Let me put it another way. Think about IPsec responder like a TCP server and IPsec initiator like a TCP client. The server doesn’t send anything to the client until it gets an initial request from it; once the initial request arrives, the server learns the client’s IP address and port from it and responds to this address and port. If the client is behind a NAT on its own side, the server knows nothing about it, as it cannot see any other address of the client than the one from which the traffic from the client arrives to it.

In IPsec, if the initiator wishes to use a tunnel mode SA, it suggests the traffic selectors (at least the source and destination addresses, but it may also specify a particular IP protocol and source and destination ports if the notion of ports is supported by that protocol) and the responder either accepts the suggestions compatible with its local policy templates and rejects those that are not. Other scenarios are possible too, but let’s stay concentrated.

With tunnel mode, you can use any combination of addresses as traffic selectors, not related to the peers’ own addresses at all. So you can use any private address at the responder router, and any private address at the initiator router, and create a tunnel mode SA to forward traffic between the two. Then, you configure EoIP to use this pair of private addresses, and you’re good. The price to pay for this comfort is some 20 bytes per packet occupied by the inner IP header.

If the initiator wishes to use transport mode, the source and destination addresses of the traffic selector are given, because they must be the peers’ addresses. Effectively, the transport mode security association only encrypts the traffic between the two peers’ addresses. So much like in the TCP case, each peer uses its own private address on WAN, and uses the public IP of the remote peer because that’s from where it can see the traffic to arrive, and that’s where it has to send it so that the remote side NAT would deliver it to the right destination.

Of course there may be other initiators behind 80.92.246.248, but that doesn’t matter unless they connect to the same responder.

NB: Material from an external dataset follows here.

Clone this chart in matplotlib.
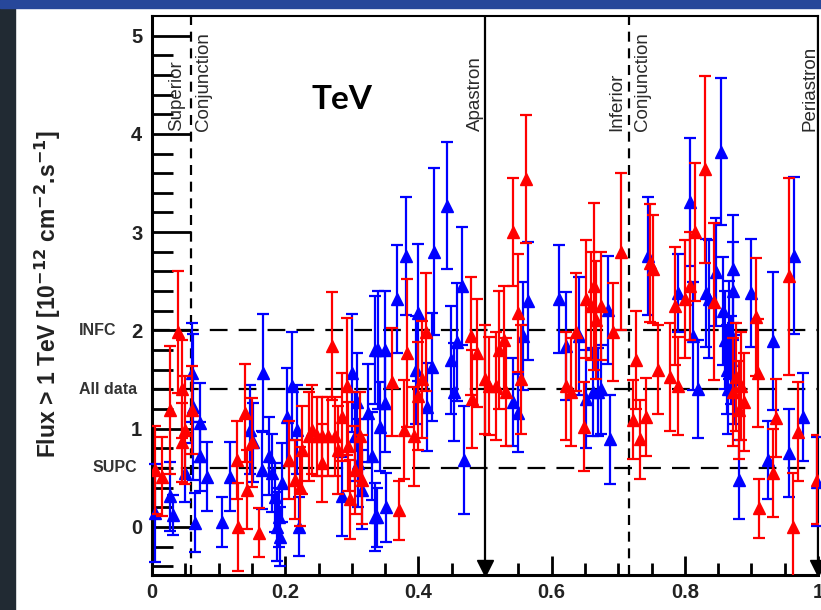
#%% TeV light curve vs orbital phase
# flux > 1 TeV, two data sets (blue / red), folded on orbital phase
import numpy as np
import matplotlib.pyplot as plt
from matplotlib.patches import Rectangle

plt.rcParams['font.family'] = ['Liberation Sans', 'DejaVu Sans']

#%% data (phase, flux, error)
blue_phase = [0.005, 0.027, 0.032, 0.050, 0.060, 0.062, 0.072, 0.072, 0.065, 0.082,
              0.105, 0.117, 0.147, 0.152, 0.167, 0.165, 0.175, 0.180, 0.185, 0.190,
              0.188, 0.192, 0.195, 0.203, 0.210, 0.218, 0.220, 0.285, 0.300, 0.305,
              0.308, 0.310, 0.315, 0.325, 0.330, 0.335, 0.335, 0.340, 0.343, 0.338,
              0.350, 0.350, 0.352, 0.368, 0.381, 0.396, 0.400, 0.413, 0.420, 0.423,
              0.443, 0.449, 0.453, 0.458, 0.465, 0.468, 0.542, 0.550, 0.557, 0.565,
              0.611, 0.622, 0.641, 0.652, 0.662, 0.670, 0.674, 0.685, 0.688, 0.745,
              0.790, 0.808, 0.812, 0.820, 0.832, 0.836, 0.847, 0.854, 0.857, 0.860,
              0.863, 0.866, 0.869, 0.872, 0.872, 0.875, 0.865, 0.882, 0.900, 0.925,
              0.933, 0.956, 0.964, 0.977, 0.998]
blue_flux = [0.14, 0.31, 0.12, 0.55, 1.57, 1.22, 1.06, 0.72, 0.04, 0.51,
             0.05, 0.51, 0.99, 0.86, 1.57, 0.58, 0.72, 0.55, 0.30, 0.10,
             0.00, -0.10, 0.45, 1.12, 1.43, 0.99, 0.00, 0.31, 1.57, 0.92,
             1.27, 0.65, 0.38, 1.16, 0.72, 1.80, 0.10, 1.80, 1.02, 0.10,
             1.80, 1.26, 0.20, 2.32, 2.76, 1.60, 2.18, 1.22, 1.63, 2.80,
             3.27, 1.70, 1.37, 1.88, 2.45, 0.68, 1.27, 1.16, 1.94, 2.30,
             2.32, 1.84, 1.94, 1.30, 1.37, 1.37, 1.40, 2.21, 0.89, 2.76,
             2.38, 3.31, 1.94, 1.40, 2.38, 2.32, 2.59, 3.82, 2.20, 1.90,
             1.60, 2.00, 1.70, 2.62, 2.40, 1.50, 1.40, 0.48, 2.38, 0.68,
             1.89, 0.75, 2.76, 1.12, 0.46]
blue_err = [0.50, 0.35, 0.20, 0.30, 0.50, 0.74, 0.40, 0.35, 0.30, 0.35,
            0.25, 0.35, 0.45, 0.40, 0.60, 0.40, 0.40, 0.40, 0.35, 0.30,
            0.35, 0.30, 0.40, 0.50, 0.55, 0.45, 0.30, 0.40, 0.60, 0.45,
            0.50, 0.45, 0.40, 0.50, 0.45, 0.55, 0.35, 0.60, 0.45, 0.30,
            0.60, 0.50, 0.35, 0.55, 0.60, 0.55, 0.70, 0.45, 0.55, 0.85,
            0.65, 0.55, 0.50, 0.60, 0.60, 0.55, 0.45, 0.40, 0.55, 0.60,
            0.55, 0.55, 0.60, 0.50, 0.45, 0.45, 0.45, 0.55, 0.45, 0.60,
            0.40, 0.65, 0.55, 0.50, 0.55, 0.60, 0.55, 0.75, 0.55, 0.50,
            0.45, 0.50, 0.45, 0.55, 0.50, 0.45, 0.45, 0.40, 0.55, 0.40,
            0.70, 0.45, 0.80, 0.45, 0.45]

red_phase = [0.005, 0.015, 0.027, 0.039, 0.045, 0.045, 0.050, 0.060, 0.127, 0.129,
             0.140, 0.142, 0.150, 0.160, 0.205, 0.215, 0.222, 0.225, 0.235, 0.240,
             0.248, 0.255, 0.255, 0.265, 0.270, 0.275, 0.280, 0.285, 0.293, 0.295,
             0.298, 0.305, 0.312, 0.315, 0.360, 0.371, 0.378, 0.383, 0.393, 0.400,
             0.405, 0.411, 0.479, 0.480, 0.488, 0.500, 0.506, 0.516, 0.521, 0.529,
             0.532, 0.542, 0.550, 0.554, 0.562, 0.622, 0.629, 0.637, 0.649, 0.652,
             0.659, 0.664, 0.667, 0.674, 0.692, 0.704, 0.722, 0.727, 0.733, 0.742,
             0.748, 0.752, 0.760, 0.778, 0.785, 0.790, 0.800, 0.808, 0.815, 0.830,
             0.844, 0.872, 0.877, 0.882, 0.885, 0.889, 0.907, 0.910, 0.911, 0.933,
             0.937, 0.956, 0.962, 0.970, 0.999]
red_flux = [0.58, 0.51, 1.19, 1.98, 1.40, 0.86, 0.99, 1.19, 0.68, 0.00,
            1.16, 0.38, 0.86, -0.06, 0.68, 0.48, 0.41, 0.78, 0.92, 0.99,
            0.92, 0.92, 0.65, 0.92, 1.84, 0.92, 0.78, 1.12, 1.43, 0.82,
            0.28, 0.58, 0.92, 0.48, 1.47, 0.17, 0.99, 1.77, 0.92, 1.33,
            1.50, 1.98, 1.94, 1.30, 1.77, 1.50, 1.43, 1.43, 1.80, 1.90,
            1.37, 3.00, 2.18, 1.50, 3.54, 1.43, 1.37, 1.98, 1.02, 2.32,
            2.25, 2.45, 2.11, 2.25, 1.98, 2.80, 1.09, 1.70, 0.89, 1.12,
            2.69, 2.62, 1.60, 1.53, 2.25, 1.43, 2.32, 2.45, 3.00, 3.64,
            2.29, 1.37, 1.53, 1.19, 1.43, 1.27, 2.14, 1.57, 0.19, 0.55,
            1.11, 2.55, 0.00, 0.97, 0.48]
red_err = [0.45, 0.40, 0.65, 0.62, 0.50, 0.40, 0.55, 0.45, 0.40, 0.45,
           0.50, 0.40, 0.45, 0.25, 0.40, 0.40, 0.40, 0.45, 0.45, 0.45,
           0.40, 0.40, 0.40, 0.40, 0.55, 0.40, 0.45, 0.45, 0.70, 0.45,
           0.40, 0.45, 0.45, 0.45, 0.55, 0.30, 0.50, 0.75, 0.50, 0.55,
           0.60, 0.60, 0.60, 0.50, 0.55, 0.55, 0.50, 0.55, 0.60, 0.55,
           0.55, 0.55, 0.60, 0.55, 0.65, 0.55, 0.55, 0.60, 0.45, 0.60,
           0.55, 0.85, 0.60, 0.55, 0.50, 0.80, 0.40, 0.50, 0.40, 0.40,
           0.60, 0.55, 0.45, 0.55, 0.60, 0.50, 0.60, 0.55, 0.70, 0.95,
           0.80, 0.55, 0.55, 0.50, 0.55, 0.50, 0.60, 0.55, 0.30, 0.45,
           0.40, 1.00, 0.55, 0.50, 0.45]

# mean flux levels (INFC, all data, SUPC) and orbital markers
level_names = ['INFC', 'All data', 'SUPC']
level_flux = [2.0, 1.4, 0.6]
sup_conj = 0.058
inf_conj = 0.716
apastron = 0.5
periastron = 1.0

#%% figure + slide background
fig = plt.figure(figsize=(8.21, 6.10), dpi=100)
fig.patch.set_facecolor('white')
fig.add_artist(Rectangle((0, 0), 15/821, 1, transform=fig.transFigure, color='#212a33', zorder=0))
fig.add_artist(Rectangle((0, 1 - 8/610), 1, 8/610, transform=fig.transFigure, color='#27479a', zorder=0))

ax = fig.add_axes([152/821, 1 - 575/610, 666/821, 559/610])
ax.set_xlim(0, 1)
ax.set_ylim(-0.49, 5.2)

#%% reference lines
for yl in level_flux:
    ax.axhline(yl, color='black', lw=1.6, ls=(0, (8, 5)), zorder=1)
ax.axvline(sup_conj, color='black', lw=1.6, ls=(0, (4.5, 3)), zorder=1)
ax.axvline(inf_conj, color='black', lw=1.6, ls=(0, (4.5, 3)), zorder=1)
ax.axvline(apastron, color='black', lw=1.6, zorder=1)
ax.axvline(periastron, color='black', lw=1.6, zorder=1)

#%% data
ax.errorbar(blue_phase, blue_flux, yerr=blue_err, fmt='^', color='#0000ff', ms=8,
            elinewidth=1.6, capsize=4, capthick=1.6, zorder=3, clip_on=False)
ax.errorbar(red_phase, red_flux, yerr=red_err, fmt='^', color='#ff0000', ms=8,
            elinewidth=1.6, capsize=4, capthick=1.6, zorder=4, clip_on=True)

# downward markers at apastron / periastron
ax.plot([apastron, periastron], [-0.42, -0.42], 'v', color='black', ms=12, zorder=5, clip_on=False)

#%% ticks
ax.set_xticks(np.arange(0, 1.01, 0.2))
ax.set_xticklabels(['0', '0.2', '0.4', '0.6', '0.8', '1'])
ax.set_xticks(np.arange(0, 1.01, 0.05), minor=True)
ax.set_yticks(np.arange(0, 5.1, 1))
ax.set_yticks(np.arange(-0.4, 5.2, 0.2), minor=True)
ax.tick_params(axis='both', which='major', direction='in', width=2, labelsize=14.5, colors='black')
ax.tick_params(axis='y', which='major', length=28, pad=7)
ax.tick_params(axis='y', which='minor', direction='in', length=15, width=2)
ax.tick_params(axis='x', which='major', length=14, pad=6)
ax.tick_params(axis='x', which='minor', direction='in', length=9, width=2)
for lab in ax.get_xticklabels() + ax.get_yticklabels():
    lab.set_fontweight('bold')
    lab.set_color('#222222')
for side in ['left', 'bottom']:
    ax.spines[side].set_linewidth(2.2)
for side in ['top', 'right']:
    ax.spines[side].set_linewidth(1.5)

# level names next to the y tick labels
trans = ax.get_yaxis_transform()
ax.text(-0.053, level_flux[0], level_names[0], transform=trans, ha='right', va='center',
        fontsize=11.5, fontweight='bold', color='#333333')
ax.text(-0.023, level_flux[1], level_names[1], transform=trans, ha='right', va='center',
        fontsize=11.5, fontweight='bold', color='#333333')
ax.text(-0.023, level_flux[2], level_names[2], transform=trans, ha='right', va='center',
        fontsize=11.5, fontweight='bold', color='#333333')

# orbital phase labels (vertical)
kw = dict(rotation=90, ha='center', va='bottom', fontsize=13.5, color='#2a2a2a')
ax.text(sup_conj - 0.0205, 4.03, 'Superior', **kw)
ax.text(sup_conj + 0.0186, 4.03, 'Conjunction', **kw)
ax.text(apastron - 0.015, 4.03, 'Apastron', **kw)
ax.text(inf_conj - 0.018, 4.03, 'Inferior', **kw)
ax.text(inf_conj + 0.020, 4.03, 'Conjunction', **kw)
ax.text(periastron - 0.012, 4.03, 'Periastron', **kw)

# title text on the slide
ax.text(0.285, 4.35, 'TeV', ha='center', va='center', fontsize=24, fontweight='bold',
        family=['Lato', 'DejaVu Sans'], color='black')

fig.text(48/821, 1 - 294/610, r'Flux > 1 TeV [10$^{\mathbf{-12}}$ cm$^{\mathbf{-2}}$.s$^{\mathbf{-1}}$]',
         rotation=90, ha='center', va='center', fontsize=16.5, fontweight='bold', color='#222222')

plt.savefig('out.png', dpi=100)
plt.close()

And since there is NAT, the IPsec transport packets may not arrive to the responder from port 4500 but from any other UDP port the ISP’s NAT has chosen to use. So as long as the responder sends its traffic to that address and port, the traffic will reach the client, again same like in the TCP case. But the ISP’s NAT will, still like in the TCP case, replace its own public IP with the client’s private IP as it forwards the packet.

The EoIP knows nothing about any IPsec. It sends its transport packets to the remote-address, and they are intercepted by the IPsec traffic selector, encrypted, and sent via the SA. If the SA doesn’t exist, e.g. before the IPsec session is established after reboot, the EoIP packets are sent without encryption to the remote public address, and the NAT of the ISP drops them because they are unexpected for it. This can be avoided by a specific IPsec or routing configuration.

What can be a problem is when multiple initiators connect from behind the same public IP to the same responder. Whereas the security associations can be distinguished from each other, because they come from different ports at the client NAT side, the traffic selectors may overlap unless they use specific protocol and port, so the first policy to be generated from a template intercepts the matching packets.

So if you have some other initiator (like your PC) connected to the LAN of the router behind 80.92.246.248, or merely behind 80.92.246.248, and that initiator suggests a traffic selector with no restriction on IP protocol, the EoIP traffic sent by the responder may get “stolen” by that traffic selector and get delivered to the wrong initiator.

I.e. transport mode provides a more efficient use of packet space, but it has the above mentioned limitations.

This part greatly clarifies my doubt. Thank you!